Fun with Fluent Interfaces

I’ve been working on an application recently that sleeps until a specific time then checks for the existence of a particular file.  While writing the application it dawned on me that I’ve written very similar code before for other clients.  I hate to solve the same problem twice so I decided to create a simple API that allows me to create a new thread, have it sleep for or until a specific time, then execute a block of code.  I decided that my API would also implement a fluent interface.

Fluent interfaces allow developers to work with objects in a more natural and readable fashion by chaining methods together.  By building a fluent interface I can make my API not only more concise but much easier to use.  Take a look at the following code:

Wait.Until("1:45 PM").Then(() => DoSomethingImportant());

By chaining methods together we’re forming a sentence describing exactly what we want to happen.

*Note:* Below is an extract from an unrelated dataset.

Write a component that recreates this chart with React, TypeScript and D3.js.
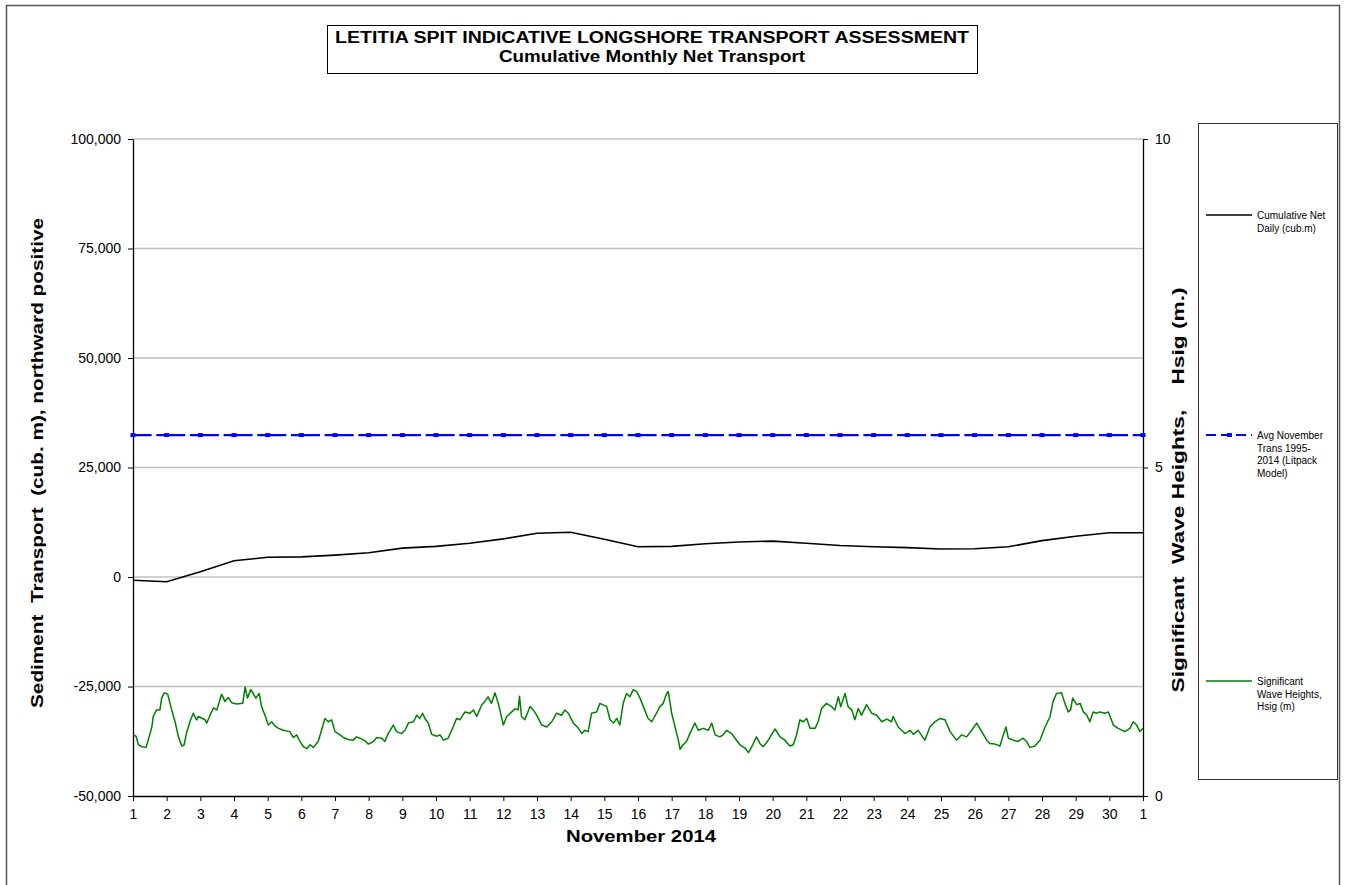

We want to wait until 1:45 PM and then do something important. But how do we implement this interface?  Wait is actually a static class that defines the For and Until methods. Let’s take a closer look to see what’s going on under the covers:

public static class Wait
{
  public static WaitContext For(TimeSpan waitFor_)
  {
    if (waitFor_ <= TimeSpan.Zero)
        throw new ArgumentOutOfRangeException("waitFor", "The supplied time span is negative");

    return new WaitContext(waitFor_);
  }

  public static WaitContext For(string waitFor_)
  {
    TimeSpan waitFor = default(TimeSpan);

    if (!(TimeSpan.TryParse(waitFor, out waitFor)))
        throw new ArgumentOutOfRangeException("waitFor", "The supplied time span is invalid.");

    return For(waitFor);
  }

  public static WaitContext Until(DateTime waitUntil_)
  {
    if (waitUntil_ <= DateTime.Now)
        throw new ArgumentOutOfRangeException("waitUntil_", "The supplied date is in the past.");

    return new WaitContext(waitUntil_);
  }

  public static WaitContext Until(string waitUntil_)
  {
    DateTime waitUntil = default(DateTime);

    if (!(DateTime.TryParse(waitUntil_, out waitUntil)))
        throw new ArgumentOutOfRangeException("waitUntil_", "The supplied date is invalid.");

    return Until(waitUntil);
  }
}

Let’s take a second to examine this class.  As you can see, we are defining overloaded versions of the Wait and For methods allowing us to supply a specific DateTime or TimeSpan or a string that can be parsed into the appropriate structure.  By overloading the two key methods to allow strings we can make our interface more natural and easier to read.  Each method first performs some validation logic then returns a WaitContext that defines how long we are going to wait before executing a given block of code.  Let’s take a look at WaitContext so we can complete the full picture of how this is all going to work:

public class WaitContext
{
  internal WaitContext(DateTime waitUntil_)
  {
    _waitUntil = waitUntil_;
  }

  internal WaitContext(TimeSpan waitFor_)
  {
    _waitFor = waitFor_;
  }

  private DateTime? _waitUntil;
  private TimeSpan? _waitFor;

  public void Then(Action toDo_)
  {
    if (toDo_ == null)
        throw new ArgumentNullException("toDo_");

    ThreadPool.QueueUserWorkItem(new WaitCallback(
        new Action<object>(o =>
            {
                Thread.Sleep(
                    _waitUntil.HasValue ?
                    _waitUntil.Value.Subtract(DateTime.Now) : _waitFor.Value);

                toDo_();
            })));
  }
}

The WaitContext can only be initialized within the Wait class defined earlier with a DateTime or TimeSpan structure.  The Then method is the one that actually does all of the heavy lifting.  After checking that the provided Action delegate is valid we then spin up a new thread.  Within the thread we’re going to wait for or until the specified time then invoke the provided delegate.  Since we’re potentially working with multiple threads here be sure to make the delegate that you provide thread-safe.  If you’d like, it would be pretty simple to include some sort of callback mechanism within the delegate that you provide. 

That’s pretty much all there is to it.  Keep in mind that there is no one tool for every situation.  Fluent interfaces just seemed to be a particularly good fit this time around.  I’d like to add some additional functionality in the near future that would allow me to continuously invoke the delegate at a given interval.  I don’t need that right now but I’ll probably add it later.

This source code is free to modify and use for whatever purpose.  All that I ask is that you give a little credit where credit is due and let me know how you’re using it.

Happy hacking!